In both cases, the brides would have dreamed of marrying “for love” but are expected to accommodate their parents wishes and communities’ expectations – where the honor of the family rests on the women’s behavior. Should anything go wrong in this marriage, both brides will take it sportingly and label it as their destiny. Both will sacrifice their happiness for their families.

For many families in Pakistan, “love marriages” do little to help create a social networking platform, and arranged marriages are therefore considered to be ideal. Pakistan’s highest court legalized “free-will” marriages in 2003, giving couples who have run away together to begin a new life on their own will protection from family threats.

But despite having the “free-will” law legalized, an estimated 1,000-plus woman are killed in honor killings annually. Daughters, sisters and wives are considered a shame to their family if they marry someone out of choice or elope. Killing them is considered a righteous act.

An Oscar-winning short documentary, “A girl in the river: The price of forgiveness” is the first documentary to revolve around honor killings. It is about a young Pakistani woman Saba who dares to escape to get married to the person she was engaged to for four years before being asked to marry someone else because of their status inequality. Saba was shot, put in a sack, and thrown into a river. She survived the “honor killing” and fought the case against her uncle and father in court.

It was a proud moment for all Pakistani people when Sharmeen Obaid Chinoy won her second Oscar on February 29th, 2016. At the same time, the Pakistani judicial system moved to have stricter laws for honor killing victims.

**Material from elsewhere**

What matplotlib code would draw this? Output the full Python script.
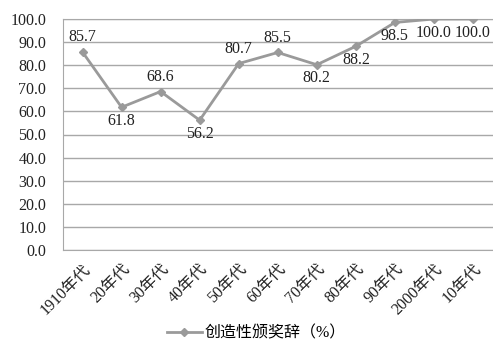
import matplotlib
matplotlib.use("Agg")
import matplotlib.pyplot as plt

# data
decades = ["1910年代", "20年代", "30年代", "40年代", "50年代", "60年代",
           "70年代", "80年代", "90年代", "2000年代", "10年代"]
values = [85.7, 61.8, 68.6, 56.2, 80.7, 85.5, 80.2, 88.2, 98.5, 100.0, 100.0]
label_pos = ["above", "below", "above", "below", "above", "above",
             "below", "below", "below", "below", "below"]
series_name = "创造性颁奖辞（%）"

plt.rcParams['font.family'] = ['Liberation Serif', 'Noto Sans CJK SC']

fig = plt.figure(figsize=(4.93, 3.44), dpi=100)
ax = fig.add_axes([63/493, 94/344, 1 - 63/493 - 0.001, 231/344])

x = range(len(values))
line_col = "#9a9a9a"
ax.plot(x, values, color=line_col, lw=2, marker="D", ms=4,
        label=series_name, zorder=3)

for i, (v, p) in enumerate(zip(values, label_pos)):
    if p == "above":
        ax.annotate(f"{v:.1f}", (i, v), xytext=(0, 5), textcoords="offset points",
                    ha="center", va="bottom", fontsize=11.5, color="#222222")
    else:
        ax.annotate(f"{v:.1f}", (i, v), xytext=(0, -4), textcoords="offset points",
                    ha="center", va="top", fontsize=11.5, color="#222222")

ax.set_xlim(-0.5, len(values) - 0.5)
ax.set_ylim(0, 100)
ax.set_yticks(range(0, 101, 10))
ax.set_yticklabels([f"{t:.1f}" for t in range(0, 101, 10)], fontsize=11.5, color="#222222")
ax.set_xticks(list(x))
ax.set_xticklabels(decades, rotation=45, ha="right", rotation_mode="anchor",
                   fontsize=11.5, color="#222222")
ax.tick_params(axis="y", length=0, pad=12)
ax.tick_params(axis="x", length=0, pad=8)
ax.grid(axis="y", color="#a8a8a8", lw=1)
ax.set_axisbelow(True)
for s in ax.spines.values():
    s.set_color("#a8a8a8")
ax.spines["right"].set_visible(False)

fig.legend(loc="lower center", bbox_to_anchor=(0.52, -0.035), frameon=False,
           fontsize=11.5, handlelength=2.2, handletextpad=0.2)

plt.savefig("out.png", dpi=100)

Congratulations to The Girl in the River and its Oscar, a first for a story of honor killing. https://t.co/JGabGdu75S #TheLovers

— Rod Nordland (@rodnordland) February 29, 2016

Unfortunately, the culprit in the documentary “A girl in the river: The price of forgiveness” was set free and the case came to an agreement in the end because of societal and Panchayat pressure on the victim’s family. Panchayat is a local self-government institution at the village that sits as a court of law. Cases are heard in open meetings in which all members of the caste group concerned are entitled to take part.